(DO THIS)
Only the lines from the start of the data below through the line that contains "import pandas as pd" are to be copied, exactly and without pictures.

(RECORDED DATA)
#####

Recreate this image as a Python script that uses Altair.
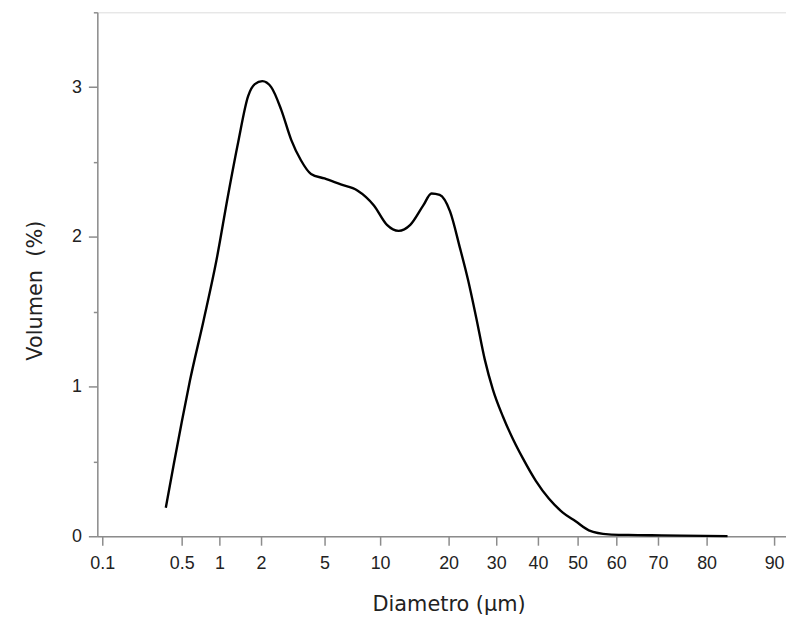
import altair as alt
import pandas as pd

# Particle size distribution
diameter = [0.42, 0.46, 0.50, 0.61, 0.79, 0.96, 1.21, 1.45, 1.69, 1.85, 2.06, 2.48,
            2.95, 3.42, 3.89, 4.36, 5.0, 6.46, 7.95, 9.44, 11.0, 12.7, 14.4, 16.3,
            17.5, 18.7, 20.3, 22.35, 24.1, 25.8, 27.6, 29.3, 31.6, 34.0, 36.4, 39.5,
            42.8, 46.2, 49.5, 52.9, 58.0, 62.9, 70.8, 83.1]
volume = [0.19, 0.48, 0.76, 1.04, 1.44, 1.84, 2.28, 2.63, 2.94, 3.02, 3.04, 3.00,
          2.85, 2.65, 2.51, 2.42, 2.39, 2.35, 2.31, 2.21, 2.08, 2.04, 2.08, 2.21,
          2.29, 2.28, 2.17, 1.93, 1.71, 1.46, 1.18, 0.98, 0.80, 0.65, 0.52, 0.37,
          0.25, 0.16, 0.10, 0.04, 0.013, 0.009, 0.006, 0.001]

x_ticks = [0.1, 0.5, 1, 2, 5, 10, 20, 30, 40, 50, 60, 70, 80, 90]
y_ticks = [0, 0.5, 1, 1.5, 2, 2.5, 3, 3.5]

# piecewise axis of the original instrument plot
x_domain = [0.075] + x_ticks + [91.8]
x_range = [0, 5, 85, 123, 165, 229, 285, 354, 402, 444, 484, 523, 565, 614, 682, 694]

df = pd.DataFrame({"d": diameter, "v": volume})

W, H = 694, 528
AX = "#8c8c8c"
LBL = "#222222"

chart = alt.Chart(df).mark_line(
    color="black", strokeWidth=2.4, interpolate="monotone"
).encode(
    x=alt.X(
        "d:Q",
        scale=alt.Scale(domain=x_domain, range=x_range, zero=False, nice=False),
        axis=alt.Axis(
            values=x_ticks, format="~g", title="Diametro (µm)",
            grid=False, domainColor=AX, domainWidth=1.5, tickColor=AX,
            tickWidth=1.5, tickSize=9, labelPadding=9, labelFontSize=18,
            labelFont="Liberation Sans", labelColor=LBL, labelFlush=False,
            labelOverlap=False,
            titleFont="DejaVu Sans", titleFontSize=21, titleFontWeight="normal",
            titleColor=LBL, titleX=354, titleY=75, titleAlign="center",
            titleBaseline="alphabetic",
        ),
    ),
    y=alt.Y(
        "v:Q",
        scale=alt.Scale(domain=[0, 3.5], zero=False, nice=False),
        axis=alt.Axis(
            values=y_ticks, format="~g",
            labelExpr="datum.value % 1 === 0 ? datum.label : ''",
            title="Volumen\u00a0 (%)",
            grid=False, domainColor=AX, domainWidth=1.5, tickColor=AX,
            tickWidth=1.5,
            tickSize={"condition": {"test": "datum.value % 1 !== 0", "value": 4}, "value": 9},
            labelPadding=7, labelFontSize=18, labelFont="Liberation Sans",
            labelColor=LBL, labelFlush=False, labelOverlap=False,
            titleFont="DejaVu Sans", titleFontSize=21, titleFontWeight="normal",
            titleColor=LBL, titleAngle=270, titleX=-62, titleY=280,
            titleAlign="center", titleBaseline="middle",
        ),
    ),
).properties(
    width=W, height=H,
    autosize=alt.AutoSizeParams(type="none"),
    padding={"left": 90, "top": 2, "right": 0, "bottom": 78},
).configure_view(stroke=None).configure(background="white")

chart.save("out.html", embed_options={"renderer": "svg", "actions": False})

#####

(REPLY)
Recreate this image as a Python script that uses Altair.
import altair as alt
import pandas as pd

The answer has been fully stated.